Our study illustrates the benefit of applying mitomycin to the neochoanae during choanal atresia surgery. Adding very little time to the operation and no complications, mitomycin treatment inhibits fibroblast growth and migration and allows for healing with decreased scar formation as seen in the eyes, ears, larynx, and sinus ostia. Our results compare favorably with historical statistics, which illustrate that patients with bilateral and unilateral atresia typically undergo 5 and 3 surgical corrections, respectively. This study is limited by the small number of patients, but it serves only as a preliminary study, which we have decided to report secondary to the success the intervention has achieved in limited numbers. We intend to observe our cohort for a longer time and also to enroll additional patients in the same study, including more primary repairs. With the rarity of the disease, sharing our results will allow us to compare our findings with those obtained at other centers. An ideal study would be to compare mitomycin treatment with placebo in bilateral atresia.

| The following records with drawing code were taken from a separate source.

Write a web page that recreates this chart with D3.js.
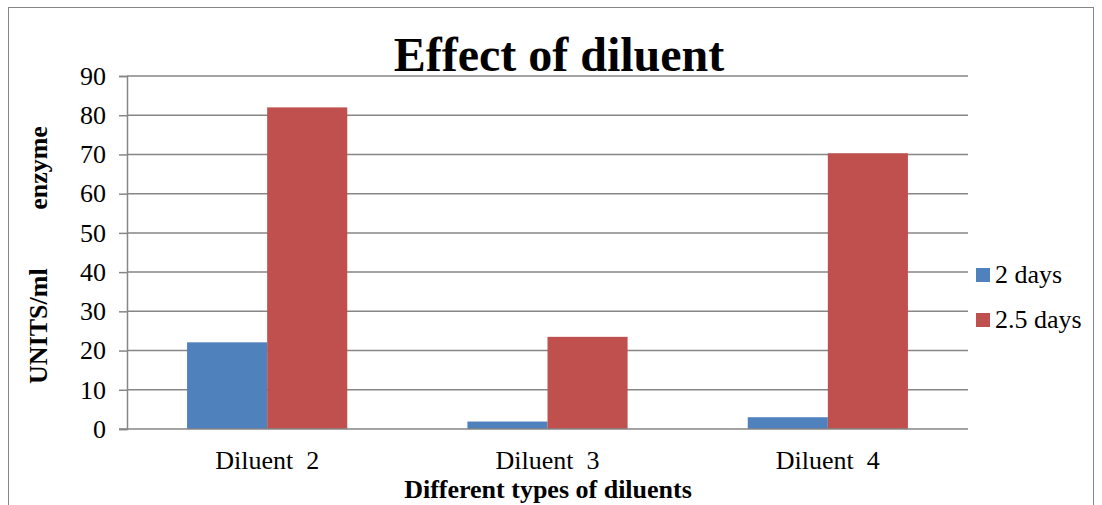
<!DOCTYPE html>
<html>
<head>
<meta charset="utf-8">
<script src="https://cdn.jsdelivr.net/npm/d3@7/dist/d3.min.js"></script>
<style>
  html, body { margin: 0; padding: 0; background: #fff; }
  svg { display: block; }
  svg text { font-family: "Liberation Serif", "Times New Roman", serif; }
</style>
</head>
<body>
<svg id="chart" width="1102" height="505"></svg>
<script>
// Enzyme activity per diluent, two incubation times
const categories = ["Diluent  2", "Diluent  3", "Diluent  4"];
const seriesNames = ["2 days", "2.5 days"];
const days2 = [22.1, 1.9, 3.0];
const days25 = [82.0, 23.5, 70.3];
const yTicks = [0, 10, 20, 30, 40, 50, 60, 70, 80, 90];
const colors = ["#4F81BD", "#C0504D"];

const title = "Effect of diluent";
const xTitle = "Different types of diluents";
const yTitle = "UNITS/ml         enzyme";

const FONT = "Liberation Serif";
const table = categories.map((c, i) => ({ cat: c, values: [days2[i], days25[i]] }));

const svg = d3.select("#chart");
const plot = { left: 127, right: 968, top: 76, bottom: 429 };

// outer frame
svg.append("rect")
  .attr("x", 8.5).attr("y", 7.5)
  .attr("width", 1085).attr("height", 520)
  .attr("fill", "none").attr("stroke", "#868686").attr("stroke-width", 1);

const x = d3.scaleBand().domain(categories).range([plot.left, plot.right]).padding(0);
const xInner = d3.scaleBand().domain(seriesNames).range([0, x.bandwidth()])
  .paddingInner(0).paddingOuter(0.75);
const y = d3.scaleLinear().domain([0, 90]).range([plot.bottom, plot.top]);

// horizontal gridlines
svg.append("g")
  .selectAll("line")
  .data(yTicks.filter(t => t > 0))
  .join("line")
  .attr("x1", plot.left).attr("x2", plot.right)
  .attr("y1", d => y(d)).attr("y2", d => y(d))
  .attr("stroke", "#868686").attr("stroke-width", 1.5);

// bars
const groups = svg.append("g")
  .selectAll("g")
  .data(table)
  .join("g")
  .attr("transform", d => `translate(${x(d.cat)},0)`);

groups.selectAll("rect")
  .data(d => d.values.map((v, i) => ({ key: seriesNames[i], v, i })))
  .join("rect")
  .attr("x", d => xInner(d.key))
  .attr("width", xInner.bandwidth())
  .attr("y", d => y(d.v))
  .attr("height", d => y(0) - y(d.v))
  .attr("fill", d => colors[d.i]);

// y axis
const yAxis = svg.append("g")
  .attr("transform", `translate(${plot.left},0)`)
  .call(d3.axisLeft(y).tickValues(yTicks).tickSize(8).tickPadding(13));
yAxis.attr("font-family", FONT).attr("font-size", 26);
yAxis.select(".domain").attr("stroke", "#868686").attr("stroke-width", 1.5);
yAxis.selectAll(".tick line").attr("stroke", "#868686").attr("stroke-width", 1.5);
yAxis.selectAll(".tick text").attr("fill", "#000");

// x axis
const xAxis = svg.append("g")
  .attr("transform", `translate(0,${plot.bottom})`)
  .call(d3.axisBottom(x).tickSize(0).tickPadding(22));
xAxis.attr("font-family", FONT).attr("font-size", 26);
xAxis.select(".domain").attr("stroke", "#868686").attr("stroke-width", 1.5)
  .attr("d", `M${plot.left - 8},0H${plot.right}`);
xAxis.selectAll(".tick text").attr("fill", "#000").style("white-space", "pre");

// titles
svg.append("text")
  .attr("x", 559).attr("y", 71)
  .attr("text-anchor", "middle")
  .attr("font-family", FONT)
  .attr("font-size", 48).attr("font-weight", "bold")
  .text(title);

svg.append("text")
  .attr("x", 548).attr("y", 498)
  .attr("text-anchor", "middle")
  .attr("font-family", FONT)
  .attr("font-size", 26).attr("font-weight", "bold")
  .text(xTitle);

svg.append("text")
  .attr("transform", "translate(47,255) rotate(-90)")
  .attr("text-anchor", "middle")
  .attr("font-family", FONT)
  .attr("font-size", 26).attr("font-weight", "bold")
  .style("white-space", "pre")
  .text(yTitle);

// legend
const legend = svg.append("g")
  .selectAll("g")
  .data(seriesNames)
  .join("g")
  .attr("transform", (d, i) => `translate(976,${268 + i * 45})`);
legend.append("rect")
  .attr("width", 14).attr("height", 14)
  .attr("fill", (d, i) => colors[i]);
legend.append("text")
  .attr("x", 19).attr("y", 15)
  .attr("font-family", FONT)
  .attr("font-size", 26)
  .text(d => d);
</script>
</body>
</html>
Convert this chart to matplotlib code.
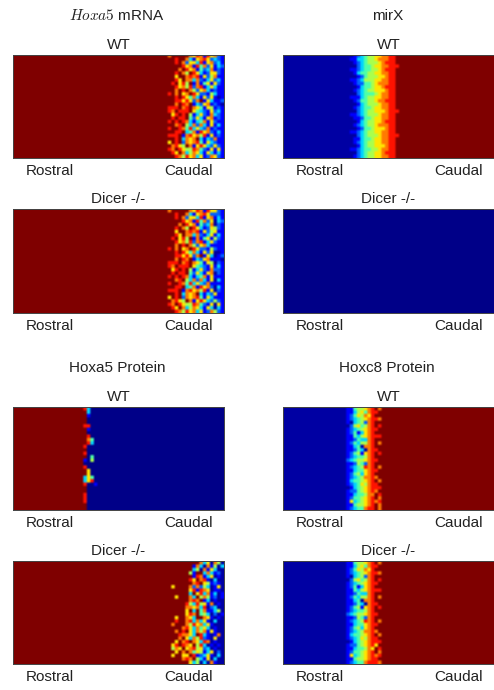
import numpy as np
import matplotlib
matplotlib.use("Agg")
import matplotlib.pyplot as plt

plt.rcParams['font.family'] = ['Liberation Sans', 'DejaVu Sans']
plt.rcParams['mathtext.fontset'] = 'cm'

N_ROWS, N_COLS = 30, 60
tick_labels = ["Rostral", "Caudal"]
headings = [r"$Hoxa5$ mRNA", "mirX", "Hoxa5 Protein", "Hoxc8 Protein"]
genotypes = ["WT", "Dicer -/-"]

# Digits 0-9 are expression levels; only the varying window of each row is listed.
mrna_wt = [
"97999997687186721","99989973167862321","99989726638167231","99999867184726132","99997986714237121",
"99989759863126621","99969978781625711","99986977372136231","99896859171461621","99986758278136311",
"99979897526731211","98979679862215311","99989864731626101","99988686279163112","99979879132671210",
"98889789764165121","98798889643216231","99689895136217321","99898894263167121","98989873134716211",
"99978953727316131","98998748363271211","99988934718672131","98889178675816121","99989376793132711",
"96989276784163211","99786597168632621","98798655874216161","99869735763163131","99987586736127621",
]
mrna_dicer = [
"97999997687186621","99989973167862221","99989726638167131","99999867184726032","99997986714237021",
"99989759863126521","99969978781625611","99986977372136131","99896859171461521","99986758278136211",
"99979897526731111","98979679862215211","99989864731626001","99988686279163012","99979879132671110",
"98889789764165021","98798889643216131","99689895136217221","99898894263167021","98989873134716111",
"99978953727316031","98998748363271111","99988934718672031","98889178675816021","99989376793132611",
"96989276784163111","99786597168632521","98798655874216061","99869735763163031","99987586736127521",
]
mirx_wt = [
"0012345566778899","0113345567778899","0012345556788899","0002344566778889","0112344556788899",
"0013445566778899","0001245556678899","0112355566778899","0012244567778899","0001344566788899",
"0012345566678899","0002344456778899","0111345566778899","0012445567788899","0001345556778899",
"0012344566778899","0002345566678889","0112345556778899","0011244566778899","0001345566788899",
"0012345567778899","0001244566678899","0112345566778899","0002345556778889","0011344566778899",
"0012345566778899","0001345566678899","0112344556778899","0002345566788899","0012345566778899",
]
mirx_dicer = ["0"] * N_ROWS
hoxa5_wt = [
"983000","993000","991000","990000","990000","988000","991000","990000","998000","997400",
"998300","980000","990000","980000","990400","910500","900000","980000","996000","996000",
"936400","936800","980010","990000","990000","980000","980000","980000","990000","990000",
]
hoxa5_dicer = [
"99999999997360750","99999999173071503","99999999350716300","99999995199373120","99999999187136010",
"99999998697810300","99999999789651210","99699997272530160","99999996818760110","99999993968371301",
"99969997395751201","99999997879130100","99999985385617010","99999977673802300","99999969394711350",
"99999968794530201","99969976399761010","99989978373610300","99799975867361000","99999786374630100",
"99979896375716100","99998776398310170","99997963758210600","99969789763870100","99689876958301010",
"99576967856230100","99969797465136020","99699669812361030","99999787953160300","99999996350307100",
]
hoxc8_wt = [
"011455678979","011356478899","012465768999","012345678879","010345278999",
"002564578989","012345678899","012413678999","011435678889","011243378999",
"012435578979","011340778999","011243078899","012451678989","012344578999",
"023455678899","011254278999","012345878979","011344678899","012453678999",
"012345778799","013445678979","012346578899","001345678889","012245678799",
"011344577989","012445678979","016345678789","011455678979","012344788979",
]
hoxc8_dicer = [
"011455678979","011356478899","012465768999","012345678879","010345278999",
"002564578989","012345678899","012413678999","011435678889","011243378999",
"012435578979","011340778999","011243078899","012451678989","012344578999",
"023455678899","011254278999","012345878979","011344678899","012453678999",
"012345778799","013445678979","012346578899","001345678889","012245678699",
"011344576989","012445678979","016345678789","011455678899","012344788879",
]

def grid(rows, left, start, right, floor):
    m = np.full((N_ROWS, N_COLS), float(right))
    m[:, :start] = left
    for i, r in enumerate(rows):
        v = [int(c) for c in r]
        m[i, start:start + len(v)] = v
    return np.maximum(m, floor)

W, H = 494, 690
fig = plt.figure(figsize=(W / 100, H / 100), dpi=100)

def panel(x0, y0, y1, m, title):
    ax = fig.add_axes([x0 / W, 1 - y1 / H, 211 / W, (y1 - y0) / H])
    ax.imshow(m, cmap="jet", vmin=0, vmax=9, aspect="auto", interpolation="hermite",
              interpolation_stage="rgba", extent=(0, N_COLS, N_ROWS, 0))
    ax.set_yticks([])
    ax.set_xticks([10.5, 50], tick_labels, fontsize=11, color="#222222")
    ax.tick_params(axis="x", length=0, pad=4)
    ax.set_title(title, fontsize=11, pad=4, color="#222222")
    for s in ax.spines.values():
        s.set_linewidth(0.7)
        s.set_color("#444444")
    return ax

XL, XR = 13, 283
panel(XL, 55, 158, grid(mrna_wt, 9, 43, 1, 0.3), genotypes[0])
panel(XL, 209, 313, grid(mrna_dicer, 9, 43, 1, 0.3), genotypes[1])
panel(XL, 407, 510, grid(hoxa5_wt, 9, 19, 0.1, 0.1), genotypes[0])
panel(XL, 561, 664, grid(hoxa5_dicer, 9, 43, 1, 0.3), genotypes[1])
panel(XR, 55, 158, grid(mirx_wt, 0.3, 18, 9, 0.3), genotypes[0])
panel(XR, 209, 313, grid(mirx_dicer, 0.1, 0, 0.1, 0.1), genotypes[1])
panel(XR, 407, 510, grid(hoxc8_wt, 0.3, 17, 9, 0.3), genotypes[0])
panel(XR, 561, 664, grid(hoxc8_dicer, 0.3, 17, 9, 0.3), genotypes[1])

for (xc, yc), h in zip([(117, 16), (388, 16), (117, 368), (387, 368)], headings):
    fig.text(xc / W, 1 - yc / H, h, ha="center", va="center", fontsize=11, color="#222222")

fig.savefig("out.png", dpi=100)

The use of mitomycin as an adjunct to the repair of choanal atresia may offer improved patency with a decreased need for stenting, dilatations, and revision surgery. Newer endoscopic techniques with powered instrumentation further enhance the safety and efficacy in the repair of choanal atresia. Questions remain as to how a brief application of a topical agent (which the body quickly metabolizes) can have a long-term effect on healing. There may be a role for injectable mitomycin, or mitomycin in slow-release form, perhaps on the surface of choanal stents.
Accepted for publication September 20, 2001.